Councilmember David Ryu, introduced a motion instructing the Los Angeles Department of Transportation to report back on the benefits of driverless cars in Los Angeles and the steps that should be taken over the course of the next 5, 10, 15, and 20 years to prepare for an autonomous vehicle city by 2035.
“An autonomous transit city has the potential to revolutionize transportation for the better by bringing transportation equity, greatly reducing traffic, and achieving the Vision Zero goal of zero road deaths in the city,” stated Councilmember David Ryu.
Driverless cars are coming closer to becoming a reality, and Councilmember Ryu invited the industry to bring its technologies to Los Angeles.
“With Uber launching its first autonomous fleet last week in Pittsburgh, Google test driving cars in Palo Alto, and Tesla adding semi-autonomous functionality to its current road vehicles, we need these companies to focus on the largest market and the one that will benefit most: Los Angeles,” said Ryu.
“An autonomous transit city would eliminate the biggest drivers of traffic: vehicles circling looking for parking, vehicles blocking the intersection during rush hour, vehicles making last minute lane changes causing rapid stopping, vehicle accidents, and inefficient distances between cars on our roads,” he said. “Further, residents would likely prefer autonomous car shares rather than full vehicle ownership, freeing up land formerly used for parking lots, parking spaces, and gas stations.”
“Additionally, the federal government recently released long-awaited guidelines, which outlined safety expectations and encouraged uniform rules for the nascent technology. Now is the time for the City of Los Angeles to consider these technologies as we begin to upgrade roads, replace traffic lights, and expand mass transit.”
“Councilman Ryu’s forward-thinking motion illustrates the importance of embracing new and innovative technologies to help Los Angeles become a more sustainable city,” said Julie Stromberg, chair of the Greater Wilshire Neighborhood Council’s Sustainability Committee, which held a discussion last week on climate change.
“It is important for Los Angeles to get ahead of the curve on transportation without compromising its goals in becoming a leader in sustainability.
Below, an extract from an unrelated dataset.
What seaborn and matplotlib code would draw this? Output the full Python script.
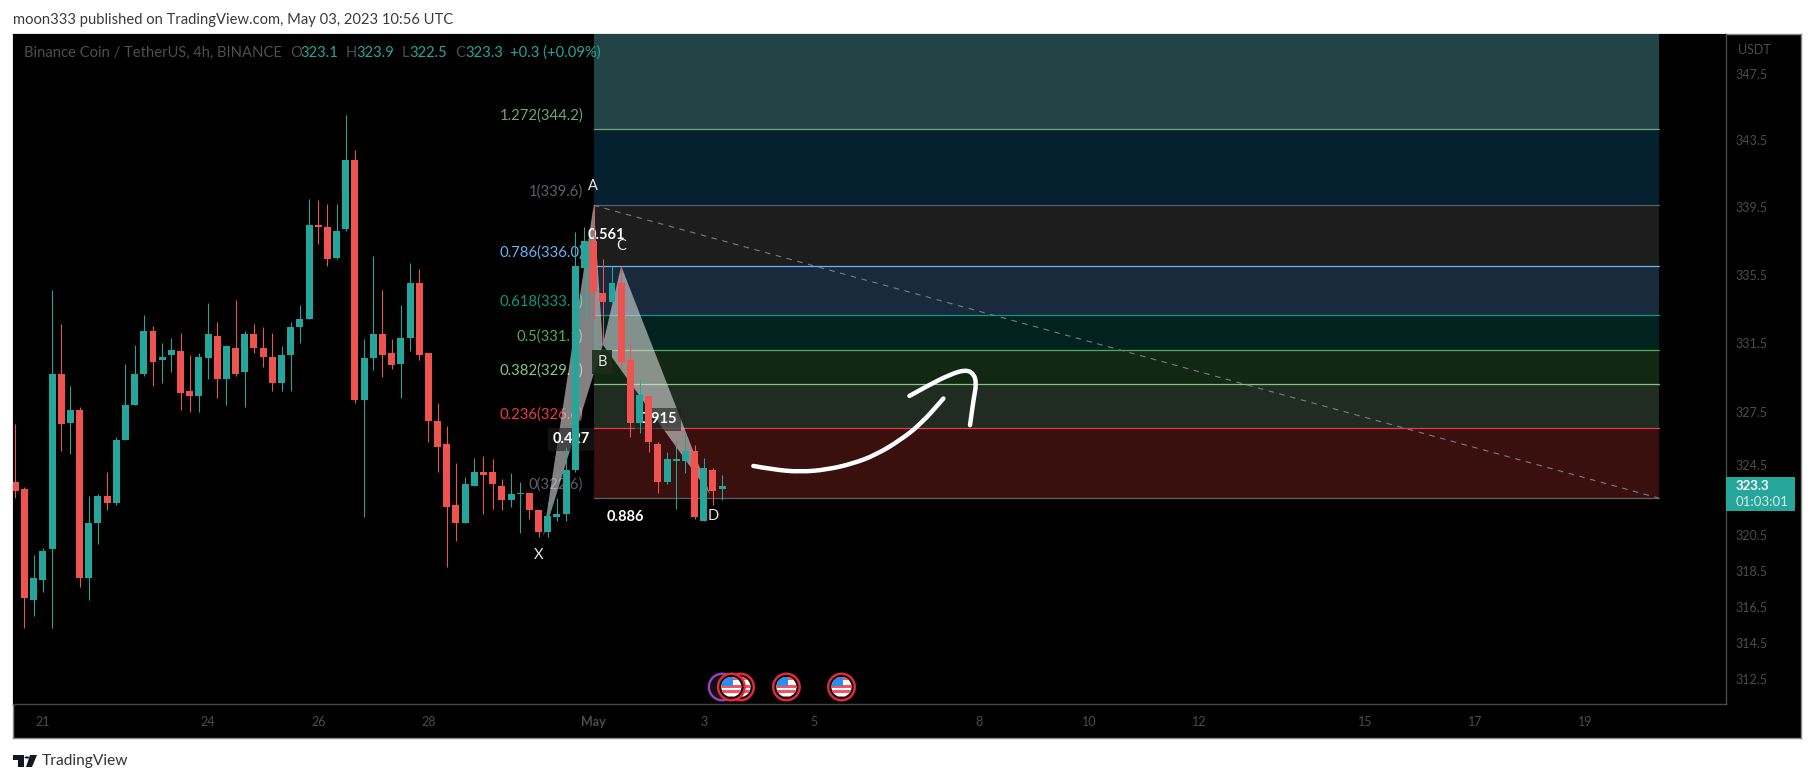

Councilman Ryu’s motion demonstrates that transportation and sustainability are not mutually exclusive, but, together, lend to becoming a more sustainable city in general. I think that reducing carbon emissions and easing traffic congestion are two goals most Angelenos will support. Driverless cars may help us reach those goals. I applaud Councilman Ryu for leading us in that direction,” said Stromberg in a message to the Buzz.
Not surprisingly, the promise of a technological solution to transportation is complicated.
“Autonomous vehicles are coming,” said Dan Kegel, a local resident and software engineer who presented the talk on climate change at the GWNC meeting. “On the plus side: They will probably be safer; they will let us read or work while traveling. They may reduce congestion by allowing vehicles to drive closer together.”
But Kegel said there are also some downsides to driverless cars.
“On the minus side: They may increase vehicle miles traveled, and thus increase pollution; they could even make climate change worse (nobody knows yet). They may increase urban sprawl by reducing the stress of commuting from outlying communities. They could be very attractive targets for hackers. One can imagine hackers taking over a fleet of autonomous vehicles and disrupting a city, so software security will be crucial. They would be great for delivering bombs to specific targets, so there will be security screening of users somehow,” speculated Kegel.
“So, kudos to Ryu for opening a conversation, but a wag of the finger at him for not at least mentioning possible problems, too,” he added.
Councilmember Ryu’s motion is now likely headed to the GWNC Transportation Committee, where it be voted on and then presented to the full City Council. The motion instructs the Department of Transportation, with assistance from the Department of City Planning and the Bureau of Street Services, to report back to the City Council, within 45 days of the motion’s approval, on the likely benefits of an autonomous transit city. The report will be available to the public.